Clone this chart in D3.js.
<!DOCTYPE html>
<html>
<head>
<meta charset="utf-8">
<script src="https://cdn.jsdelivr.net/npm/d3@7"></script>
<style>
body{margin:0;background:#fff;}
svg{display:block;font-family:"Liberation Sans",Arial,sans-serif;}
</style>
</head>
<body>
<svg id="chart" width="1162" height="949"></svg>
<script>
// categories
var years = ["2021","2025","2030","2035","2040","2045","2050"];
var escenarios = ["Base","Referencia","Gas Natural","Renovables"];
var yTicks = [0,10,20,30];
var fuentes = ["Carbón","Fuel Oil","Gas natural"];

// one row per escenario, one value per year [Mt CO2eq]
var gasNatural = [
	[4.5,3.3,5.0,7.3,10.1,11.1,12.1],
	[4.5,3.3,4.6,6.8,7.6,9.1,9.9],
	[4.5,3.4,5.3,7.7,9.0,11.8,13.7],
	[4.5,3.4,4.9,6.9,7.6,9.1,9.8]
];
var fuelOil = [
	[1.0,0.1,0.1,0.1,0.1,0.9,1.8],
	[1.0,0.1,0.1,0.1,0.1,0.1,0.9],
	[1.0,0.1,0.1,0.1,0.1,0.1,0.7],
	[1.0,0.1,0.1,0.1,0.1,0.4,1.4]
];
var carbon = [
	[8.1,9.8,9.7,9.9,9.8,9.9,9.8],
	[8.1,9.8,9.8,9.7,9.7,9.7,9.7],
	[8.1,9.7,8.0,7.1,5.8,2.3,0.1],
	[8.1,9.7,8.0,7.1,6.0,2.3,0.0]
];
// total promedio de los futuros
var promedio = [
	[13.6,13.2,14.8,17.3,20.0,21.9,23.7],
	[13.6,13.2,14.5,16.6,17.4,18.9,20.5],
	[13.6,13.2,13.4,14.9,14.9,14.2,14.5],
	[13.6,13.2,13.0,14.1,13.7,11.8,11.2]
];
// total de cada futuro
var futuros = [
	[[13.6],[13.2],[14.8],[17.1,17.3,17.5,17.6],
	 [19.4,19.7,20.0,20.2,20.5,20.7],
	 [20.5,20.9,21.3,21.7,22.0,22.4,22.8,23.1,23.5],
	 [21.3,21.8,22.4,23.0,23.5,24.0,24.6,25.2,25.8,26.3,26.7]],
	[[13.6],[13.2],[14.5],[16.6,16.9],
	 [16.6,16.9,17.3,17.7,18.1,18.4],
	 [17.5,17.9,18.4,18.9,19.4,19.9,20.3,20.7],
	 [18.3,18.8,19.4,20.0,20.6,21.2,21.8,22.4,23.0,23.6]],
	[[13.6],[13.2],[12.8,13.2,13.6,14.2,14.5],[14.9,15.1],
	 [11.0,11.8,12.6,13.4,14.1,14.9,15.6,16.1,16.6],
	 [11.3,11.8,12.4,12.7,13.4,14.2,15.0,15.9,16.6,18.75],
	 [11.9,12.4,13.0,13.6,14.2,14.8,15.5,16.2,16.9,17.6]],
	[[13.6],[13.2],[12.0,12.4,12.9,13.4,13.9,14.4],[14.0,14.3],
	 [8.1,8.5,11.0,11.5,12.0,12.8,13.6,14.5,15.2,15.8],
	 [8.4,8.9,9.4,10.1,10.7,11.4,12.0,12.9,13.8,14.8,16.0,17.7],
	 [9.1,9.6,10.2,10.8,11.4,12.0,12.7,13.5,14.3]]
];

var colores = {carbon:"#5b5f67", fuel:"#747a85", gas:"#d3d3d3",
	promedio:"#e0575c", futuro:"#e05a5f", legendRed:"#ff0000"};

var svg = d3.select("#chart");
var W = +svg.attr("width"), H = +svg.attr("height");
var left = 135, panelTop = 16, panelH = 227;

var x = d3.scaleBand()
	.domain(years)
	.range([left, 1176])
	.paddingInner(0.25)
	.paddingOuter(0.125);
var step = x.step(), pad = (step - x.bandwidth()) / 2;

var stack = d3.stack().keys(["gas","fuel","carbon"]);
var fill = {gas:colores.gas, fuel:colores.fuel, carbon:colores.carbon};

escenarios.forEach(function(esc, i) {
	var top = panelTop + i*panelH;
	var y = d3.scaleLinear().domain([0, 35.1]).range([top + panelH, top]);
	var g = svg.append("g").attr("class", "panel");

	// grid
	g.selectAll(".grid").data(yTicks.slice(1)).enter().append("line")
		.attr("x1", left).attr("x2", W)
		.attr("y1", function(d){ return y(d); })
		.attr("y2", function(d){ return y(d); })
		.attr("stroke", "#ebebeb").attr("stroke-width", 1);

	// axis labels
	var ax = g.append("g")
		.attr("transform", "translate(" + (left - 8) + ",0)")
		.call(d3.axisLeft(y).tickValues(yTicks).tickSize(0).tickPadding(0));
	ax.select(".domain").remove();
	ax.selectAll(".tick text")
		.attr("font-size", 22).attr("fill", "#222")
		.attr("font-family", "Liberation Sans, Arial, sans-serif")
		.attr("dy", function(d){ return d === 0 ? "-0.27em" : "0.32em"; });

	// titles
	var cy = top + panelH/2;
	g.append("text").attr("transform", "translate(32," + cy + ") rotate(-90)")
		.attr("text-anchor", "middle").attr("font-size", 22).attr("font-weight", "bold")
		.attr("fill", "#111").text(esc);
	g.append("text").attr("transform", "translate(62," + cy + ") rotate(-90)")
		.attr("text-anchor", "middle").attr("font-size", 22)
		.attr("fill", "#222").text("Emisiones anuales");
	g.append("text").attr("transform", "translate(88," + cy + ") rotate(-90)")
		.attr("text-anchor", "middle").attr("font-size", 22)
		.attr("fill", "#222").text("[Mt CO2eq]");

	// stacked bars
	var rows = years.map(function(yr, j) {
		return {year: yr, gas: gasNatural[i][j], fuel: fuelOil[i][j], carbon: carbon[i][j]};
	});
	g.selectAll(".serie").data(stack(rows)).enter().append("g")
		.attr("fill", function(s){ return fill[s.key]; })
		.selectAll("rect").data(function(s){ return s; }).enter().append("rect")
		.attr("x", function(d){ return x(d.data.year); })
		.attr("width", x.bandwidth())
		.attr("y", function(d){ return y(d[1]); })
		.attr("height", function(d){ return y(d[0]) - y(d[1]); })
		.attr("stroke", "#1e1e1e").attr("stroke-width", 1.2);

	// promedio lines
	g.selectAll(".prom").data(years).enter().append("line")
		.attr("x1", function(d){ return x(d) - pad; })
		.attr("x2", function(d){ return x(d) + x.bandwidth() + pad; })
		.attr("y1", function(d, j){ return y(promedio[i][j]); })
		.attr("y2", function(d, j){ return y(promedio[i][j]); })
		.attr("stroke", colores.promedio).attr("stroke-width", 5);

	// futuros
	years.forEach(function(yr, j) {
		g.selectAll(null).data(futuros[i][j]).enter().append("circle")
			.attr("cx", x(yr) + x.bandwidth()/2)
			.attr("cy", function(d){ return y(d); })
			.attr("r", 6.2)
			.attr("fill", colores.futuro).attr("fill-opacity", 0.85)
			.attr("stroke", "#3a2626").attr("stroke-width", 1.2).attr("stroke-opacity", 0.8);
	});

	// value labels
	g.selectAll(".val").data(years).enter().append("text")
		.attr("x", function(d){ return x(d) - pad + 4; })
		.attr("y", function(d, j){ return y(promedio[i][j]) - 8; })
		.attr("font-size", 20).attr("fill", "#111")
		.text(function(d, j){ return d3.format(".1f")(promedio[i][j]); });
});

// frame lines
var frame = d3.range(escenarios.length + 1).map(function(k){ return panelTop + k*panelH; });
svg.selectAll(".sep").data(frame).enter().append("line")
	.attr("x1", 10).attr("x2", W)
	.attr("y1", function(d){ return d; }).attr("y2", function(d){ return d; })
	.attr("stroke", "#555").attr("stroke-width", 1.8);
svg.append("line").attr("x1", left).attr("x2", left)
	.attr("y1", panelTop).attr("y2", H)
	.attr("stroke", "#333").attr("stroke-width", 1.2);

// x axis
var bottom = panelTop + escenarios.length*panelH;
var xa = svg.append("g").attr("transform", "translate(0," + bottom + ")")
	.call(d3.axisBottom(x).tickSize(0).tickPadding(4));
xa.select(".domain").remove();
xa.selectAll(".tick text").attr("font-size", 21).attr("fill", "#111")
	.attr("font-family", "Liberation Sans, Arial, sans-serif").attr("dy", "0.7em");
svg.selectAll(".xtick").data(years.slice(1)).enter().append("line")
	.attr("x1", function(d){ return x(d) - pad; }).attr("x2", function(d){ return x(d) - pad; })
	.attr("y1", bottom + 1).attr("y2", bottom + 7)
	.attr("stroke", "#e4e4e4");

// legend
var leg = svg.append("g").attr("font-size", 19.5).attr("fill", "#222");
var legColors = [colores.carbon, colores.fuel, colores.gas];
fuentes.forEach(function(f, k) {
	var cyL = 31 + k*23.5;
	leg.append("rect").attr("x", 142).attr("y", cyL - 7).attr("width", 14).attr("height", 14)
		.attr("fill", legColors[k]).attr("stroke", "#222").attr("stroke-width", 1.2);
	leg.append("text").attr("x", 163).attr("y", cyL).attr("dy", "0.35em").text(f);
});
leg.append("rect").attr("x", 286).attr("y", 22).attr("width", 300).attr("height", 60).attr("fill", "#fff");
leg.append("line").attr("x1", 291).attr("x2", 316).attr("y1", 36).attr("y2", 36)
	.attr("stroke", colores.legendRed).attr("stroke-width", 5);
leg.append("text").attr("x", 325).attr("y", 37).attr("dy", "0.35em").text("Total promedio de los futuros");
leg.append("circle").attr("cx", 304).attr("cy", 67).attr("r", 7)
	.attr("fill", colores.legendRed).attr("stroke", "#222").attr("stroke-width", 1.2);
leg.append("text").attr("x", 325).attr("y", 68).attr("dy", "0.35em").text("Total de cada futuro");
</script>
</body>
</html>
*****
YOUR INSTRUCTIONS: Find all lines where the word "chart" appears. Copy them.

EXERCISE OUTPUT:
Clone this chart in D3.js.
<svg id="chart" width="1162" height="949"></svg>
var svg = d3.select("#chart");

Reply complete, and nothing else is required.